Even features that you think would provide a little provocation, don’t — as is the case with Eminem’s appearance on the soundtrack. Eminem first invoked Presley on 2002’s “Without Me,” an era when he was a more confrontational artist, nimble thinker, and critic: "No I'm not the first king of controversy/I am the worst thing since Elvis Presley/to do black music so selfishly and used it to get wealthy."
But on his contribution to the Elvis soundtrack, “The King and I,” he leaves any meaningful extension of that conversation or critique to a few hollow bars:
Now I’m about to explain to you all the parallels
Between Elvis and me, myself
It seems obvious: one, he’s pale as me
Second, we both been hailed as kings
He used to rock the Jailhouse, and I used to rock The Shelter
You could probably think of a few more conclusions based on the decline of Eminem as a celebrity and artist that mirror Presley’s own, and might have led to something a touch more profound, but Em moves on, probably because he couldn’t find a way to work those conclusions into his model ship in a bottle rhyme scheme.
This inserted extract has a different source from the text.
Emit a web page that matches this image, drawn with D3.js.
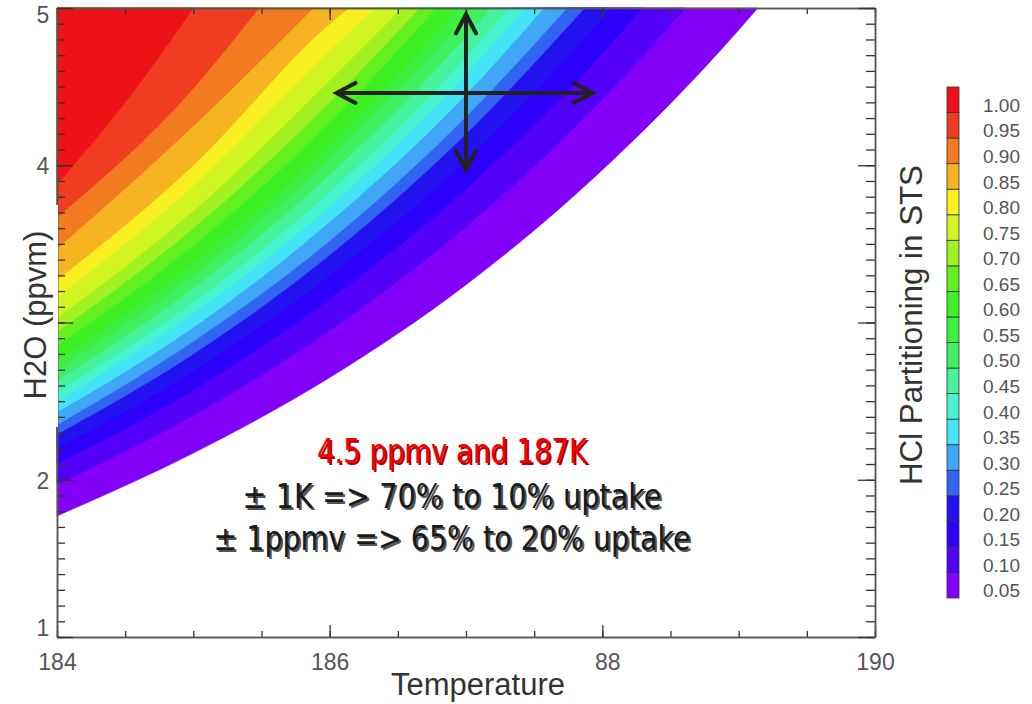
<!DOCTYPE html>
<html>
  <head>
    <meta charset="utf-8">
    <title>HCl Partitioning in STS</title>
    <script src="https://cdn.jsdelivr.net/npm/d3@7/dist/d3.min.js"></script>
    <style>
      body { margin: 0; background: #fff; }
      .axis path { stroke: #555; stroke-width: 1.5; }
      .axis line { stroke: #333; stroke-width: 1.3; }
      .axis text {
        font-family: "Liberation Sans", Arial, sans-serif;
        font-size: 23px;
        fill: #555;
      }
      .axis__label {
        font-family: "Liberation Sans", Arial, sans-serif;
        font-size: 31px;
        fill: #333;
      }
      .legend text {
        font-family: "Liberation Sans", Arial, sans-serif;
        font-size: 19px;
        fill: #555;
      }
      .note {
        font-family: "DejaVu Sans", sans-serif;
        font-size: 33px;
        text-anchor: middle;
      }
    </style>
  </head>
  <body>
    <svg width="1032" height="704"></svg>
    <script>
      // contour levels of HCl partitioning and their fill colours
      const levels = [0.05, 0.10, 0.15, 0.20, 0.25, 0.30, 0.35, 0.40, 0.45, 0.50,
                      0.55, 0.60, 0.65, 0.70, 0.75, 0.80, 0.85, 0.90, 0.95, 1.00];
      const levelColors = ["#8200f8", "#5200f8", "#2c00fa", "#2212f0", "#3264f2",
                           "#40a6f6", "#44e4f6", "#48f4d0", "#46f29c", "#40f060",
                           "#3cf040", "#3cf024", "#62f020", "#a2f222", "#d2f422",
                           "#f8f020", "#f6b422", "#f27a20", "#f03c20", "#ee1218"];

      // [temperature, H2O] points where the partitioning rises past each level
      const boundaries = [
        [[184, 1.77], [185, 2.17], [186, 2.65], [187, 3.24], [188, 3.97], [189, 4.86], [189.14, 5]],
        [[184, 1.97], [185, 2.41], [186, 2.95], [187, 3.61], [188, 4.42], [188.61, 5]],
        [[184, 2.10], [185, 2.57], [186, 3.15], [187, 3.85], [188, 4.71], [188.29, 5]],
        [[184, 2.20], [185, 2.69], [186, 3.30], [187, 4.03], [188, 4.94], [188.06, 5]],
        [[184, 2.29], [185, 2.80], [186, 3.43], [187, 4.20], [187.87, 5]],
        [[184, 2.35], [185, 2.88], [186, 3.52], [187, 4.31], [187.74, 5]],
        [[184, 2.43], [185, 2.97], [186, 3.64], [187, 4.45], [187.57, 5]],
        [[184, 2.50], [185, 3.06], [186, 3.74], [187, 4.58], [187.43, 5]],
        [[184, 2.56], [185, 3.13], [186, 3.83], [187, 4.69], [187.31, 5]],
        [[184, 2.63], [185, 3.22], [186, 3.94], [187, 4.82], [187.18, 5]],
        [[184, 2.70], [185, 3.30], [186, 4.04], [187, 4.95], [187.05, 5]],
        [[184, 2.76], [185, 3.38], [186, 4.13], [186.94, 5]],
        [[184, 2.85], [185, 3.49], [186, 4.27], [186.78, 5]],
        [[184, 2.94], [185, 3.60], [186, 4.40], [186.66, 5]],
        [[184, 3.03], [185, 3.71], [186, 4.54], [186.53, 5]],
        [[184, 3.16], [185, 3.87], [186, 4.73], [186.33, 5]],
        [[184, 3.27], [185, 4.00], [186, 4.90], [186.14, 5]],
        [[184, 3.47], [185, 4.25], [185.88, 5]],
        [[184, 3.67], [185, 4.49], [185.48, 5]],
        [[184, 3.88], [184.5, 4.40], [185.0, 5]]
      ];

      const xMajorTicks = [184, 186, 188, 190];
      const xTickLabels = ["184", "186", "88", "190"];
      const yMajorTicks = [1, 2, 3, 4, 5];
      const yLabelTicks = [1, 2, 4, 5];

      // annotation arrows (K, ppmv) and notes
      const arrowT = [186.05, 187.93];
      const arrowH = 4.46;
      const arrowVT = 187;
      const arrowVH = [3.97, 4.96];
      const notes = [
        {text: "4.5 ppmv and 187K", color: "#f00000", shadow: "#a00", len: 270, y: 463},
        {text: "\u00b1 1K => 70% to 10% uptake", color: "#1a1a1a", shadow: "#555", len: 419, y: 508},
        {text: "\u00b1 1ppmv => 65% to 20% uptake", color: "#1a1a1a", shadow: "#555", len: 477, y: 550}
      ];

      const svg = d3.select("svg");
      const margin = {left: 57, right: 875, top: 8, bottom: 637};

      const x = d3.scaleLinear().domain([184, 190]).range([margin.left, margin.right]);
      const y = d3.scaleLinear().domain([1, 5]).range([margin.bottom, margin.top]);

      // filled bands: paint region above each boundary, lowest level first
      const area = d3.area()
        .x(d => x(d[0]))
        .y0(d => y(d[1]))
        .y1(y(5))
        .curve(d3.curveMonotoneX);

      svg.append("g")
        .selectAll("path")
        .data(boundaries)
        .enter().append("path")
          .attr("d", area)
          .attr("fill", (d, i) => levelColors[i])
          .attr("stroke", (d, i) => levelColors[i])
          .attr("stroke-width", 0.6);

      // axes: minor and major ticks pointing inward
      const xMinor = d3.range(184, 190.01, 0.5);
      const yMinor = d3.range(10, 51).map(d => d / 10);

      svg.append("g").attr("class", "axis")
        .attr("transform", `translate(0,${margin.bottom})`)
        .call(d3.axisBottom(x).tickValues(xMinor).tickSize(-6).tickSizeOuter(0).tickFormat(""));
      const xAxis = svg.append("g").attr("class", "axis")
        .attr("transform", `translate(0,${margin.bottom})`)
        .call(d3.axisBottom(x).tickValues(xMajorTicks).tickSize(-12).tickSizeOuter(0)
          .tickPadding(17).tickFormat((d, i) => xTickLabels[i]));
      xAxis.selectAll("text").attr("dx", d => d === 188 ? 5 : 0);

      svg.append("g").attr("class", "axis")
        .attr("transform", `translate(0,${margin.top})`)
        .call(d3.axisTop(x).tickValues(xMinor).tickSize(-6).tickSizeOuter(0).tickFormat(""));
      svg.append("g").attr("class", "axis")
        .attr("transform", `translate(0,${margin.top})`)
        .call(d3.axisTop(x).tickValues(xMajorTicks).tickSize(-12).tickSizeOuter(0).tickFormat(""))
        .select(".domain").attr("stroke", "#999");

      svg.append("g").attr("class", "axis")
        .attr("transform", `translate(${margin.left},0)`)
        .call(d3.axisLeft(y).tickValues(yMinor).tickSize(-8).tickSizeOuter(0).tickFormat(""));
      svg.append("g").attr("class", "axis")
        .attr("transform", `translate(${margin.left},0)`)
        .call(d3.axisLeft(y).tickValues(yMajorTicks).tickSize(-16).tickSizeOuter(0).tickFormat(""));

      svg.append("g").attr("class", "axis")
        .attr("transform", `translate(${margin.right},0)`)
        .call(d3.axisRight(y).tickValues(yMinor).tickSize(-9).tickSizeOuter(0).tickFormat(""));
      svg.append("g").attr("class", "axis")
        .attr("transform", `translate(${margin.right},0)`)
        .call(d3.axisRight(y).tickValues(yMajorTicks).tickSize(-17).tickSizeOuter(0).tickFormat(""));

      svg.append("g").attr("class", "axis")
        .selectAll("text")
        .data(yLabelTicks)
        .enter().append("text")
          .attr("x", 43)
          .attr("y", d => Math.min(Math.max(y(d) + 3, margin.top + 9), margin.bottom - 7))
          .attr("text-anchor", "middle")
          .attr("dominant-baseline", "middle")
          .text(d => d);

      // white patch behind the y title
      svg.append("rect")
        .attr("x", 0).attr("y", 205)
        .attr("width", margin.left + 1).attr("height", 222)
        .attr("fill", "#fff");

      svg.append("text")
        .attr("class", "axis__label")
        .attr("x", 478).attr("y", 695)
        .attr("text-anchor", "middle")
        .text("Temperature");

      svg.append("text")
        .attr("class", "axis__label")
        .attr("transform", "translate(46,315) rotate(-90)")
        .attr("text-anchor", "middle")
        .text("H2O (ppvm)");

      // colour bar
      const band = d3.scaleBand()
        .domain(levels.slice().reverse())
        .range([87, 598]);

      const legendG = svg.append("g").attr("class", "legend");
      legendG.selectAll("rect")
        .data(levels)
        .enter().append("rect")
          .attr("x", 947)
          .attr("y", d => band(d))
          .attr("width", 12)
          .attr("height", band.bandwidth())
          .attr("fill", (d, i) => levelColors[i])
          .attr("stroke", "#333")
          .attr("stroke-width", 0.8);
      legendG.selectAll("text")
        .data(levels)
        .enter().append("text")
          .attr("x", 983)
          .attr("y", d => band(d) + band.bandwidth() * 0.78)
          .attr("dominant-baseline", "middle")
          .text(d => d.toFixed(2));

      svg.append("text")
        .attr("class", "axis__label")
        .attr("transform", "translate(922,325) rotate(-90)")
        .attr("text-anchor", "middle")
        .attr("textLength", 320)
        .attr("lengthAdjust", "spacingAndGlyphs")
        .text("HCl Partitioning in STS");

      // arrows
      const arrowG = svg.append("g")
        .attr("stroke", "#222")
        .attr("stroke-width", 4)
        .attr("stroke-linecap", "round")
        .attr("fill", "none");
      const ax0 = x(arrowT[0]), ax1 = x(arrowT[1]), ay = y(arrowH);
      const vx = x(arrowVT), vy0 = y(arrowVH[1]), vy1 = y(arrowVH[0]);
      const head = 19, spread = 10;
      const arrowPath = d3.path();
      arrowPath.moveTo(ax0, ay); arrowPath.lineTo(ax1, ay);
      arrowPath.moveTo(ax0 + head, ay - spread); arrowPath.lineTo(ax0, ay); arrowPath.lineTo(ax0 + head, ay + spread);
      arrowPath.moveTo(ax1 - head, ay - spread); arrowPath.lineTo(ax1, ay); arrowPath.lineTo(ax1 - head, ay + spread);
      arrowPath.moveTo(vx, vy0); arrowPath.lineTo(vx, vy1);
      arrowPath.moveTo(vx - spread, vy0 + head); arrowPath.lineTo(vx, vy0); arrowPath.lineTo(vx + spread, vy0 + head);
      arrowPath.moveTo(vx - spread, vy1 - head); arrowPath.lineTo(vx, vy1); arrowPath.lineTo(vx + spread, vy1 - head);
      arrowG.append("path").attr("d", arrowPath.toString());

      // notes
      const noteG = svg.append("g");
      notes.forEach(n => {
        noteG.append("text")
          .attr("class", "note")
          .attr("x", 452 + 2).attr("y", n.y + 2)
          .attr("fill", n.shadow)
          .attr("textLength", n.len)
          .attr("lengthAdjust", "spacingAndGlyphs")
          .text(n.text);
        noteG.append("text")
          .attr("class", "note")
          .attr("x", 452).attr("y", n.y)
          .attr("fill", n.color)
          .attr("textLength", n.len)
          .attr("lengthAdjust", "spacingAndGlyphs")
          .text(n.text);
      });
    </script>
  </body>
</html>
Ultimately, the film and its soundtrack fumble an opportunity to revive a conversation around one of the most interesting historical pop music bridges in American history, who showed artists like the Beatles and Bob Dylan — and their record labels — the power of grafting a white mask on Black art. Elvis wants to be about the struggle against commercialism and celebrity versus selfhood and authenticity. It generally fails at that too, because it never stops to interrogate what fueled that celebrity, and where that “authenticity” was derived from. Elvis thinks the enemy isn’t white supremacy but Colonel Tom, who pimps Elvis like a racial carnival attraction. The end result is a film that doesn’t clear up some of the misconceptions about Presley and clarify why he was such a controversial figure in the Black community, so much so that he became the embodiment of racism for hip-hop throughout the ‘80s and ‘90s.